马丽佳实验室将打通AI结合生物学大数据进行CRISPR系统开发的全流程
“我们在gRNA、Cas9以及递送系统这三方面都做了技术布局,也有一些独创的技术优势。”马丽佳介绍,生物数据的产出能力在目前阶段是有限的,但是实验室正在产出庞大的高质量的体内数据集合,为构建AI模型提供了更为真实可靠的训练集合。通过数据特征的提取和模型的不断优化,最终我们将打通AI结合生物学数据进行CRISPR系统开发的全流程。“此外,在腾讯AI Lab的支持和协助下,我们的gRNA 设计系统5月份将会上线,便于大家更为广泛且精准的使用CRISPR系统,使基因编辑可以用于更多生物学模型和疾病种类。”
9成以上遗传病将迎来治愈希望
从技术到临床,科学家们还有很长的一段路要走,但已经有极少数深受遗传病困扰的人体验过“基因魔剪”。
据英国《自然》网站报道,2020年,一名身患莱伯氏先天性黑蒙症(LCA10)患者,成为接受CRISPR-Cas9基因疗法直接人体试验的第一人。LCA10是一种遗传失明症,是导致儿童失明的主要原因。
同年7月,两名身患输血依赖型的重型β地贫的男童,接受基因编辑治疗后,成功实现造血干细胞植入以及造血重建,并已摆脱输血依赖。这是亚洲首次通过基因编辑技术治疗地中海贫血(简称“地贫”),也是全世界首次通过CRISPR基因编辑技术治疗β0/β0型重度地贫的成功案例。
但这样的好消息,依然是极罕见的。
在已知的6000多种遗传病中 ,目前只有大约几十种被FDA批准的药物可以对其中一部分疾病进行治疗,绝大部分遗传疾病连有效的治疗方案都没有,治愈更是无从谈起。由于CRISPR可以修改DNA序列,因此对主要由基因突变、缺失等造成的遗传病来说,基因编辑技术可以为患者们带来一线希望。
“基因编辑能治的遗传病很多,但仅仅针对某一个疾病基因,去开发一套完整的治愈方案,是一项非常大的系统性工程。”马丽佳说,她带领的实验室之所以要搭建这样一个基因编辑创新技术开发平台,是要深度结合高通量实验数据与人工智能模型,实现从自主开发疾病治疗靶点、判断靶点改造可能性、设计基因编辑治疗方案到最终实际开发出用于治疗的针剂的一体化技术。

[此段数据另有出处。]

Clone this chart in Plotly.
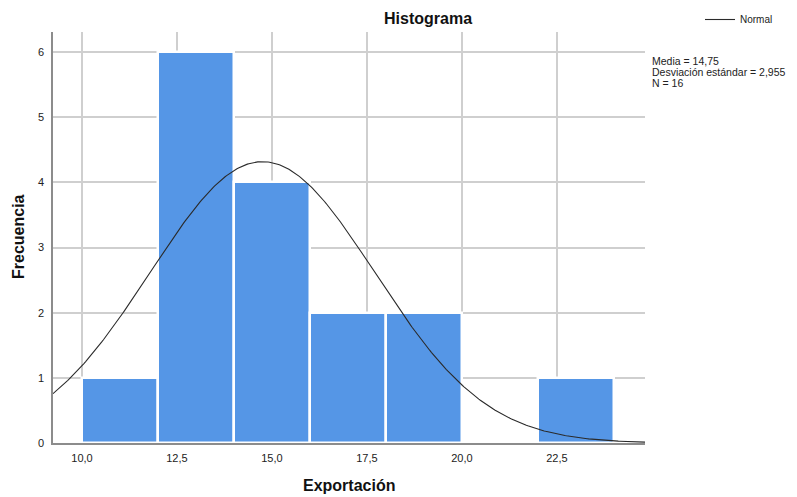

通过优化gRNA、Cas9及递送系统等基因编辑的各个技术环节,马丽佳实验室将进一步提升勘误人体这本“基因书”的能力,丰富编辑“基因书”的工种,期待让这项技术更安全高效。
新闻助读:基因编辑的红线
基因编辑如此“万能”,但有一条红线是它绝不能逾越的——不能编辑胚胎细胞。
为什么?胚胎是我们每个人最初始的状态,它还处在一个发育的过程中,从科学性上说,当你编辑了胚胎细胞,你并不能完全预知你编辑的这段DNA,会怎样影响人的整个生命过程,至少以目前的科学是做不到的。
如果从更大的视角来说,编辑胚胎细胞还可能会污染整个人类的基因池,这也是一个很重要的问题。打个比方,有些人接受辐射比较多,体内可能会发生基因突变,只要生殖细胞没有受到影响,这种突变是不会传给下一代的。但是胚胎不一样,它是一个人所有细胞的祖先,包括生殖细胞,因此修改过的遗传密码会被传给下一代,这样做就会污染人类整个种群的基因池,而且这种污染的结果没有人能预测。
由于基因编辑的技术壁垒较高,目前国内外专注这一技术的团队几乎都由高校或科研机构的教授团队主导。马丽佳实验室也围绕这一创新技术开发平台,设立了西湖云谷智药(杭州)基因科技有限公司,并于近期完成了数千万元的天使轮融资。
“我们的主玫方向包括造血干细胞相关的遗传疾病,如地中海贫血症、先天性免疫缺陷,还有先天性眼盲等。”马丽佳说,希望在不远的将来,当这项技术日趋成熟,我们面对遗传病、免疫疾病、癌症等重症难症时,将手握更多应对办法。